Directive -
Reproduce the lines of the material exactly, excluding every image.

Provided data -
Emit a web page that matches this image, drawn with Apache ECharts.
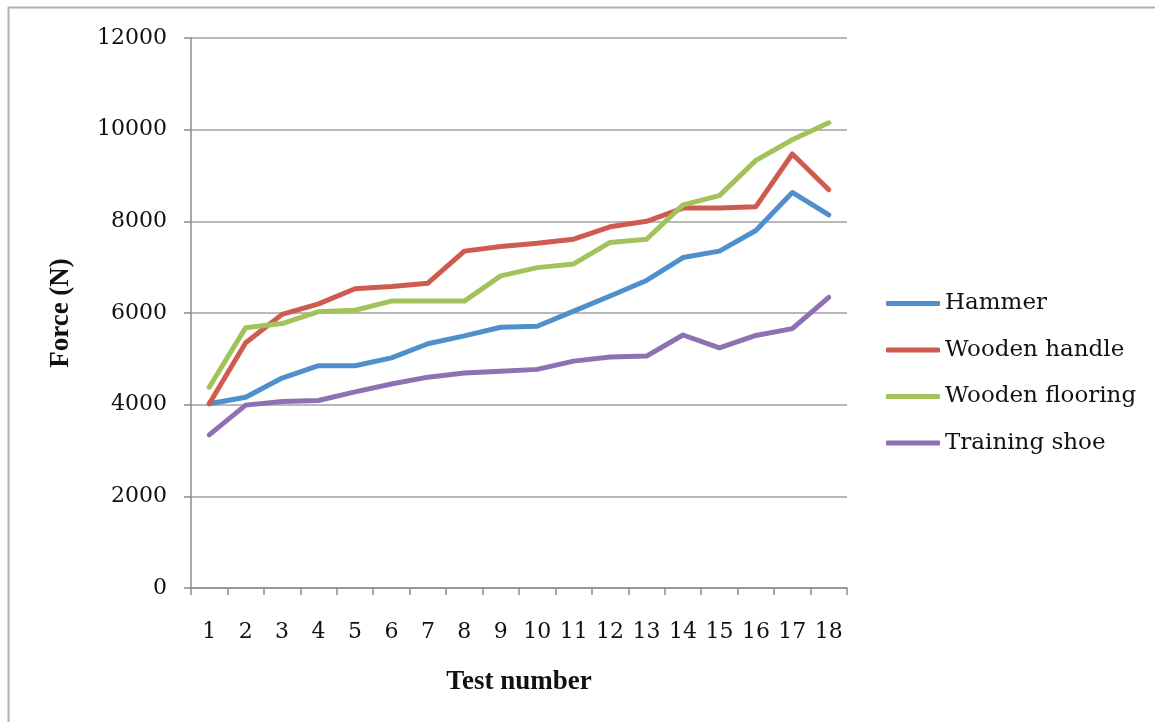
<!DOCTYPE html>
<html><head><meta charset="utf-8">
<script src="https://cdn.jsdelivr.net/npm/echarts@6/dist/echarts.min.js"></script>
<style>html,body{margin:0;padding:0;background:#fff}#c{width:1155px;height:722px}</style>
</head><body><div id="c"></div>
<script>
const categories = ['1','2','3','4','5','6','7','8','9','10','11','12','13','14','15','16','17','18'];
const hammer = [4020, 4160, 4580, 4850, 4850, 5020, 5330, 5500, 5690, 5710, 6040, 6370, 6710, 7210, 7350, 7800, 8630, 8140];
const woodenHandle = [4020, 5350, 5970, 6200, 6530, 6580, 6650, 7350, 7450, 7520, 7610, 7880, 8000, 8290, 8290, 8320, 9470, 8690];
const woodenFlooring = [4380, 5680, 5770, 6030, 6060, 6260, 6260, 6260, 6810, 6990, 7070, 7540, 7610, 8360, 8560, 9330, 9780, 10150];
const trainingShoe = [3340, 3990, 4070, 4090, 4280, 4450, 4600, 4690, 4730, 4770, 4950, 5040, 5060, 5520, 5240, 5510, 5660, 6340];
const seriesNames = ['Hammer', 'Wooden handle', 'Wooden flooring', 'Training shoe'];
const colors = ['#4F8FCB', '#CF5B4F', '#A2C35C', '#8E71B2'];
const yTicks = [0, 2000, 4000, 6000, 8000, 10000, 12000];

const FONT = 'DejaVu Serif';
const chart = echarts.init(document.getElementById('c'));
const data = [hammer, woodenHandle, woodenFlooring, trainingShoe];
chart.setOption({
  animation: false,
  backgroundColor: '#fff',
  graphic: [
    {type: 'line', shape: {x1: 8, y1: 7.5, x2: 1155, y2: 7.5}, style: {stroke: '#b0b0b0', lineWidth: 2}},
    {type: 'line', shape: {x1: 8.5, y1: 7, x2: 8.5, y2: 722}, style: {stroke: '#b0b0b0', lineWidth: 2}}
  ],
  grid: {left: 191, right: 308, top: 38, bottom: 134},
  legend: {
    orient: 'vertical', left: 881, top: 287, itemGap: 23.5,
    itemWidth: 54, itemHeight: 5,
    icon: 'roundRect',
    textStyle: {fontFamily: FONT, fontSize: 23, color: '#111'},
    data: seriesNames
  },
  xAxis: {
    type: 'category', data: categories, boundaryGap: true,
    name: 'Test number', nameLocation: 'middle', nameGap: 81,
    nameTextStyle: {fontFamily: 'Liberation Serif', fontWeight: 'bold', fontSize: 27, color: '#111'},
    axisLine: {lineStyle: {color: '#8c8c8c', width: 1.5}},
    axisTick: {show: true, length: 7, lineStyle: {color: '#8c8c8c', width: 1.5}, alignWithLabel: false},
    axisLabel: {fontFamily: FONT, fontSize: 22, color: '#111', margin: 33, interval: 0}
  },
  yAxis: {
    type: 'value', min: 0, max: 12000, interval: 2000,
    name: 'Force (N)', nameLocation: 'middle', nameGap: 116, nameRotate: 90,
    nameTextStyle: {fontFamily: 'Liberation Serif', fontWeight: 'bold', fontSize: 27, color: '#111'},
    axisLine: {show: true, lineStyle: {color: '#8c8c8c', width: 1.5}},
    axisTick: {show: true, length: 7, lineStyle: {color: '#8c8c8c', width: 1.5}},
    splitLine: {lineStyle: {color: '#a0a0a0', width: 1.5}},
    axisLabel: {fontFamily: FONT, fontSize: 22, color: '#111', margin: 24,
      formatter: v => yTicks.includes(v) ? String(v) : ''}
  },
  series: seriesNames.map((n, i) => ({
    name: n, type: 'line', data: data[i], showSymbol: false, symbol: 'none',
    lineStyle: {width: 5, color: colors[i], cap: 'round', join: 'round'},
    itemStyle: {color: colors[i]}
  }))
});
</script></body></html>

Written response -
Emit a web page that matches this image, drawn with Apache ECharts.
<!DOCTYPE html>
<html><head><meta charset="utf-8">
<script src="https://cdn.jsdelivr.net/npm/echarts@6/dist/echarts.min.js"></script>
<style>html,body{margin:0;padding:0;background:#fff}#c{width:1155px;height:722px}</style>
</head><body><div id="c"></div>
<script>
const categories = ['1','2','3','4','5','6','7','8','9','10','11','12','13','14','15','16','17','18'];
const hammer = [4020, 4160, 4580, 4850, 4850, 5020, 5330, 5500, 5690, 5710, 6040, 6370, 6710, 7210, 7350, 7800, 8630, 8140];
const woodenHandle = [4020, 5350, 5970, 6200, 6530, 6580, 6650, 7350, 7450, 7520, 7610, 7880, 8000, 8290, 8290, 8320, 9470, 8690];
const woodenFlooring = [4380, 5680, 5770, 6030, 6060, 6260, 6260, 6260, 6810, 6990, 7070, 7540, 7610, 8360, 8560, 9330, 9780, 10150];
const trainingShoe = [3340, 3990, 4070, 4090, 4280, 4450, 4600, 4690, 4730, 4770, 4950, 5040, 5060, 5520, 5240, 5510, 5660, 6340];
const seriesNames = ['Hammer', 'Wooden handle', 'Wooden flooring', 'Training shoe'];
const colors = ['#4F8FCB', '#CF5B4F', '#A2C35C', '#8E71B2'];
const yTicks = [0, 2000, 4000, 6000, 8000, 10000, 12000];

const FONT = 'DejaVu Serif';
const chart = echarts.init(document.getElementById('c'));
const data = [hammer, woodenHandle, woodenFlooring, trainingShoe];
chart.setOption({
  animation: false,
  backgroundColor: '#fff',
  graphic: [
    {type: 'line', shape: {x1: 8, y1: 7.5, x2: 1155, y2: 7.5}, style: {stroke: '#b0b0b0', lineWidth: 2}},
    {type: 'line', shape: {x1: 8.5, y1: 7, x2: 8.5, y2: 722}, style: {stroke: '#b0b0b0', lineWidth: 2}}
  ],
  grid: {left: 191, right: 308, top: 38, bottom: 134},
  legend: {
    orient: 'vertical', left: 881, top: 287, itemGap: 23.5,
    itemWidth: 54, itemHeight: 5,
    icon: 'roundRect',
    textStyle: {fontFamily: FONT, fontSize: 23, color: '#111'},
    data: seriesNames
  },
  xAxis: {
    type: 'category', data: categories, boundaryGap: true,
    name: 'Test number', nameLocation: 'middle', nameGap: 81,
    nameTextStyle: {fontFamily: 'Liberation Serif', fontWeight: 'bold', fontSize: 27, color: '#111'},
    axisLine: {lineStyle: {color: '#8c8c8c', width: 1.5}},
    axisTick: {show: true, length: 7, lineStyle: {color: '#8c8c8c', width: 1.5}, alignWithLabel: false},
    axisLabel: {fontFamily: FONT, fontSize: 22, color: '#111', margin: 33, interval: 0}
  },
  yAxis: {
    type: 'value', min: 0, max: 12000, interval: 2000,
    name: 'Force (N)', nameLocation: 'middle', nameGap: 116, nameRotate: 90,
    nameTextStyle: {fontFamily: 'Liberation Serif', fontWeight: 'bold', fontSize: 27, color: '#111'},
    axisLine: {show: true, lineStyle: {color: '#8c8c8c', width: 1.5}},
    axisTick: {show: true, length: 7, lineStyle: {color: '#8c8c8c', width: 1.5}},
    splitLine: {lineStyle: {color: '#a0a0a0', width: 1.5}},
    axisLabel: {fontFamily: FONT, fontSize: 22, color: '#111', margin: 24,
      formatter: v => yTicks.includes(v) ? String(v) : ''}
  },
  series: seriesNames.map((n, i) => ({
    name: n, type: 'line', data: data[i], showSymbol: false, symbol: 'none',
    lineStyle: {width: 5, color: colors[i], cap: 'round', join: 'round'},
    itemStyle: {color: colors[i]}
  }))
});
</script></body></html>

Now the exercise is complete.